**WHAT THE TASK ASKS**
Leave out every picture, then output exactly the lines between the ones holding "Rebuild this chart" and "label='Major roads and", inclusive, and nothing beyond them.

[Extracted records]
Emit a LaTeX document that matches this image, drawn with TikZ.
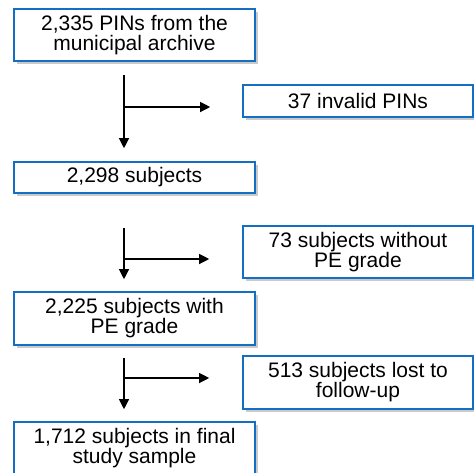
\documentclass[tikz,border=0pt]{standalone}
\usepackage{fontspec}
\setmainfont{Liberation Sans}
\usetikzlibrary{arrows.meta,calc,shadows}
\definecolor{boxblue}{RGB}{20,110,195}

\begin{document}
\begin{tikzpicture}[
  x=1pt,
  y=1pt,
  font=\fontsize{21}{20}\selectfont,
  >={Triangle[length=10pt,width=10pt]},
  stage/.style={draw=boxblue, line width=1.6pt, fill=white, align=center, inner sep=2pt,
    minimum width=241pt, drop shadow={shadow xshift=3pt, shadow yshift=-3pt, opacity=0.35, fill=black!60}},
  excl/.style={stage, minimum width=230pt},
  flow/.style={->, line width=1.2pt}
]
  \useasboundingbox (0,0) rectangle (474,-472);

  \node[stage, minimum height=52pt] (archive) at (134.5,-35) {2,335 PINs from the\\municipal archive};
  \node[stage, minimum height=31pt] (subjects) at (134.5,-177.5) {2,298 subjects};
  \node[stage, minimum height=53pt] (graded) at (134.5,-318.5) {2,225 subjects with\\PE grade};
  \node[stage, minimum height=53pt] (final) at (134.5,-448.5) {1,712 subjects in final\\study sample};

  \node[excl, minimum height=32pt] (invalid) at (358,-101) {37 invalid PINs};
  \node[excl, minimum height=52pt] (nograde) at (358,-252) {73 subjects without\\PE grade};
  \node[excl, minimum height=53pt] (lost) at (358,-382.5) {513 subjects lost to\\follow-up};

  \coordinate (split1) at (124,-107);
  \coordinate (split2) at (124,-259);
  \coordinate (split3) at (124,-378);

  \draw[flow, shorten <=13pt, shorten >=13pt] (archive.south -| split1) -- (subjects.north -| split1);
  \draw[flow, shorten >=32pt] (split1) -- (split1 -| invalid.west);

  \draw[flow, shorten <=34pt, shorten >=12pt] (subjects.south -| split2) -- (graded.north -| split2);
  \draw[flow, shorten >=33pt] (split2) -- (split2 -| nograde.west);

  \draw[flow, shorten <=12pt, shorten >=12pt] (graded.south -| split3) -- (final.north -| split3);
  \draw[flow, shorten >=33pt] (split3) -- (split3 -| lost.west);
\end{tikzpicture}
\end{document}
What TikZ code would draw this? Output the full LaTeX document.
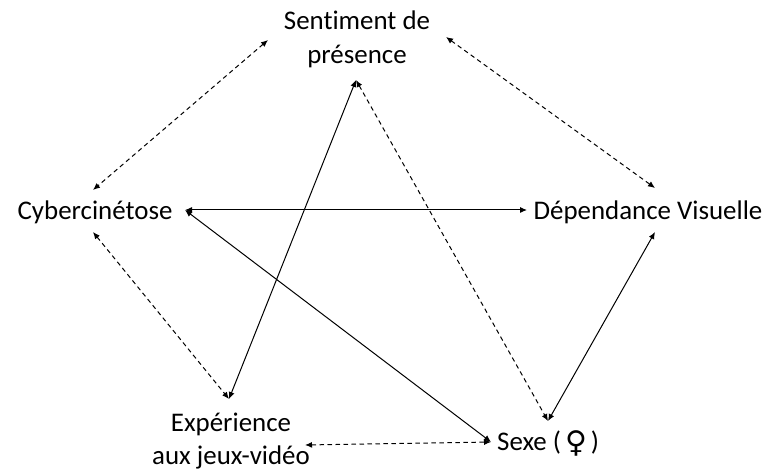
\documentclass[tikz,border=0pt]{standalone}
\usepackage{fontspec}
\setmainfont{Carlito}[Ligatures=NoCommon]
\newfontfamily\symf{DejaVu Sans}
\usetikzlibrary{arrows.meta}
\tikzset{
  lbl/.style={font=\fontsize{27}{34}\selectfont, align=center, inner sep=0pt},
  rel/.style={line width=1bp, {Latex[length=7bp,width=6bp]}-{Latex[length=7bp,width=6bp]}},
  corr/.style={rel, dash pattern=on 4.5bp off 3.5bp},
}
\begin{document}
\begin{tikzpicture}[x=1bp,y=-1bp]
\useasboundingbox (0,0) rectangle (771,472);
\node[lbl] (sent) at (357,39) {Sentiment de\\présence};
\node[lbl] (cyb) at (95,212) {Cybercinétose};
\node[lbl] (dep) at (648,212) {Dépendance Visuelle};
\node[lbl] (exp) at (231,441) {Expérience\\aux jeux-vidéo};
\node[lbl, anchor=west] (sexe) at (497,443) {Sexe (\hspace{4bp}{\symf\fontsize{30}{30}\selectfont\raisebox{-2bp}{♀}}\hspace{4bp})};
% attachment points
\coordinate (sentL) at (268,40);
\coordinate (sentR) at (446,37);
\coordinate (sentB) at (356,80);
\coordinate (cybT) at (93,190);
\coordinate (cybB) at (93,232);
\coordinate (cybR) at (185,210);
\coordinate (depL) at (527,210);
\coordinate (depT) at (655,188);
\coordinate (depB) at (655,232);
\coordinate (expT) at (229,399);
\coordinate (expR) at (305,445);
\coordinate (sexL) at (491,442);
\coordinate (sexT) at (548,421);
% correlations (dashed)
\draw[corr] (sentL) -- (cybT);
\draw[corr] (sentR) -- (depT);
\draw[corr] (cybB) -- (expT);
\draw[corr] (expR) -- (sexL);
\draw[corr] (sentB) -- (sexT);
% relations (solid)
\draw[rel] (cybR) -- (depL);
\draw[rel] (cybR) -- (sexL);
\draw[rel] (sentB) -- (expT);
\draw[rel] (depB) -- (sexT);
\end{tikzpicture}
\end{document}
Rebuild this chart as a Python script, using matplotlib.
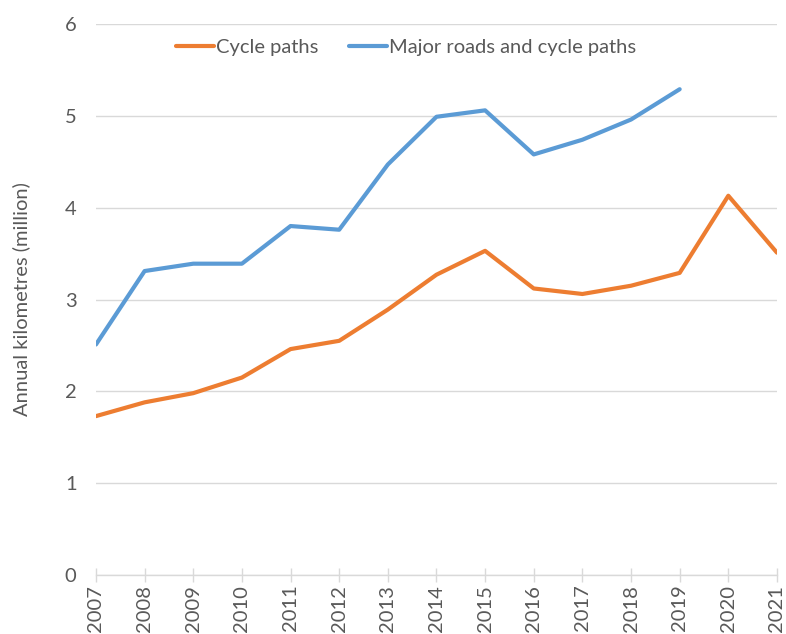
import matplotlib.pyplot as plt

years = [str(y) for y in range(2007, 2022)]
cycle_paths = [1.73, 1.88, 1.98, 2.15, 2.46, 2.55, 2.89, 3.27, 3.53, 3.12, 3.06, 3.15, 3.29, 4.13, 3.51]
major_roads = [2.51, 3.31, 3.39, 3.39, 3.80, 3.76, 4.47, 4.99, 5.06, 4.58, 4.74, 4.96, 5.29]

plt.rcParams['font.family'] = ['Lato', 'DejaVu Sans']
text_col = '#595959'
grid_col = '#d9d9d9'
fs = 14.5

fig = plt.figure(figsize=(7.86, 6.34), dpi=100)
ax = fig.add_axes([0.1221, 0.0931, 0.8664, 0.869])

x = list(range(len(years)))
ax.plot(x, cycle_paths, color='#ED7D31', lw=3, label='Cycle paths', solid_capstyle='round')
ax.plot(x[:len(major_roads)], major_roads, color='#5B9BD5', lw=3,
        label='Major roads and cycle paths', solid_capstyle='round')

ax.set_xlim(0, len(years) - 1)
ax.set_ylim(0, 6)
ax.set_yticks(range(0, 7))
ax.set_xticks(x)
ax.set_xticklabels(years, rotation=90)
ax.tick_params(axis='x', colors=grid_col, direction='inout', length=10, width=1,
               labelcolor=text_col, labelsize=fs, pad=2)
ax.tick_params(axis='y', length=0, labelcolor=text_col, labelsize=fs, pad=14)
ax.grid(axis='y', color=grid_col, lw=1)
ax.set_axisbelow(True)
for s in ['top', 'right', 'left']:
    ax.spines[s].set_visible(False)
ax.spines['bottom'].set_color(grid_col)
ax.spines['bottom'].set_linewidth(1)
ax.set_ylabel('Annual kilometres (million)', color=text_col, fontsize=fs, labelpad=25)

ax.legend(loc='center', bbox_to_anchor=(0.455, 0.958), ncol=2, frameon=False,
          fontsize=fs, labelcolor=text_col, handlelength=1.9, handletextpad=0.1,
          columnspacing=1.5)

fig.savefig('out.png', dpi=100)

**ANSWER TO THE TASK**
Rebuild this chart as a Python script, using matplotlib.
import matplotlib.pyplot as plt

years = [str(y) for y in range(2007, 2022)]
cycle_paths = [1.73, 1.88, 1.98, 2.15, 2.46, 2.55, 2.89, 3.27, 3.53, 3.12, 3.06, 3.15, 3.29, 4.13, 3.51]
major_roads = [2.51, 3.31, 3.39, 3.39, 3.80, 3.76, 4.47, 4.99, 5.06, 4.58, 4.74, 4.96, 5.29]

plt.rcParams['font.family'] = ['Lato', 'DejaVu Sans']
text_col = '#595959'
grid_col = '#d9d9d9'
fs = 14.5

fig = plt.figure(figsize=(7.86, 6.34), dpi=100)
ax = fig.add_axes([0.1221, 0.0931, 0.8664, 0.869])

x = list(range(len(years)))
ax.plot(x, cycle_paths, color='#ED7D31', lw=3, label='Cycle paths', solid_capstyle='round')
ax.plot(x[:len(major_roads)], major_roads, color='#5B9BD5', lw=3,
        label='Major roads and cycle paths', solid_capstyle='round')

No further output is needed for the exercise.